* **DATA LINES**:
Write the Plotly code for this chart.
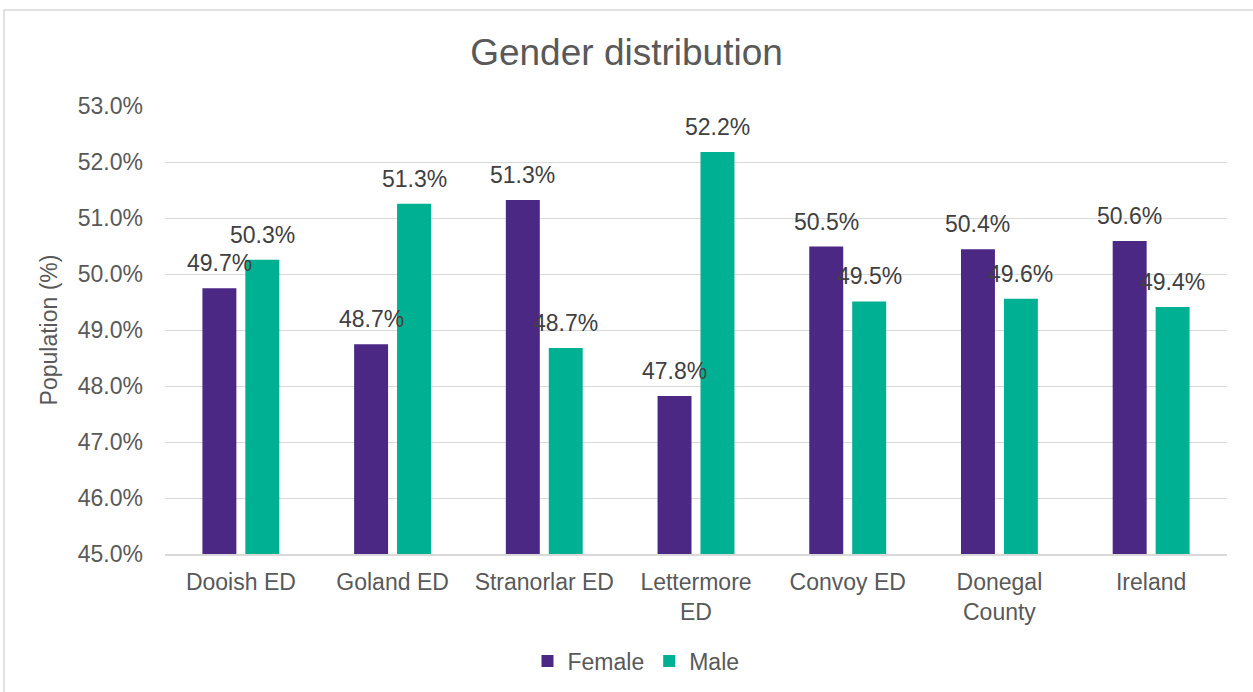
import plotly.graph_objects as go

# Chart data
areas = ['Dooish ED', 'Goland ED', 'Stranorlar ED', 'Lettermore<br>ED',
         'Convoy ED', 'Donegal<br>County', 'Ireland']
female = [0.49745, 0.48745, 0.5132, 0.4782, 0.5049, 0.5044, 0.5059]
male = [0.50255, 0.51255, 0.4868, 0.5218, 0.4951, 0.4956, 0.4941]
y_ticks = [0.45, 0.46, 0.47, 0.48, 0.49, 0.50, 0.51, 0.52, 0.53]

FONT = 'Liberation Sans, Arial, sans-serif'
GREY = '#595959'


def create_gender_chart():
    fig = go.Figure()
    fig.add_trace(go.Bar(x=areas, y=female, name='Female',
                         marker=dict(color='#4B2884', line_width=0)))
    fig.add_trace(go.Bar(x=areas, y=male, name='Male',
                         marker=dict(color='#00B092', line_width=0)))

    # Data labels sit a little above each bar, like Excel's outside-end labels
    for vals, shift in ((female, -21.5), (male, 21.5)):
        for a, v in zip(areas, vals):
            fig.add_annotation(x=a, y=v, text=f'{v * 100:.1f}%', showarrow=False,
                               xshift=shift, yshift=25, yanchor='middle',
                               font=dict(size=23, color='#404040', family=FONT))

    fig.update_layout(
        width=1253, height=692,
        margin=dict(l=165, r=26, t=106, b=138, autoexpand=False),
        paper_bgcolor='white', plot_bgcolor='white',
        font=dict(family=FONT, size=23, color=GREY),
        title=dict(text='Gender distribution', x=0.5, xanchor='center',
                   y=1 - 52 / 692, yanchor='middle',
                   font=dict(size=37, color=GREY, family=FONT)),
        barmode='group', bargap=0.434, bargroupgap=0.209,
        legend=dict(orientation='h', x=0.4435, xanchor='center', y=-0.239,
                    yanchor='middle', font=dict(size=23, color=GREY)),
        showlegend=True,
    )
    fig.update_yaxes(range=[0.45, 0.53], tickvals=y_ticks, tickformat='.1%',
                     showgrid=True, gridcolor='#D9D9D9', gridwidth=1.3,
                     zeroline=False, ticklabelstandoff=21,
                     title=dict(text='Population (%)', standoff=13,
                                font=dict(size=23, color=GREY)))
    fig.update_xaxes(showline=True, linecolor='#D9D9D9', linewidth=1.5,
                     ticklabelstandoff=7, tickfont=dict(size=23, color=GREY))

    # light frame around the chart (only top and left edges fall inside the page)
    fig.add_shape(type='rect', xref='paper', yref='paper',
                  x0=(4 - 165) / 1062, x1=1.2, y0=-0.6, y1=(554 - 10) / 448,
                  line=dict(color='#D9D9D9', width=1.5), layer='below')

    # drop the default page margin so the figure starts at the window corner
    fig.write_html('out.html', config={'displayModeBar': False},
                   post_script="document.body.style.margin='0';")


if __name__ == '__main__':
    create_gender_chart()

* **EXERCISE DESCRIPTION**:
Pictures are excluded; extract exactly the lines from the start of the data through the line that holds "GREY = '#595959'", both ends included.

* **RESPONSE TO THIS TASK**:
Write the Plotly code for this chart.
import plotly.graph_objects as go

# Chart data
areas = ['Dooish ED', 'Goland ED', 'Stranorlar ED', 'Lettermore<br>ED',
         'Convoy ED', 'Donegal<br>County', 'Ireland']
female = [0.49745, 0.48745, 0.5132, 0.4782, 0.5049, 0.5044, 0.5059]
male = [0.50255, 0.51255, 0.4868, 0.5218, 0.4951, 0.4956, 0.4941]
y_ticks = [0.45, 0.46, 0.47, 0.48, 0.49, 0.50, 0.51, 0.52, 0.53]

FONT = 'Liberation Sans, Arial, sans-serif'
GREY = '#595959'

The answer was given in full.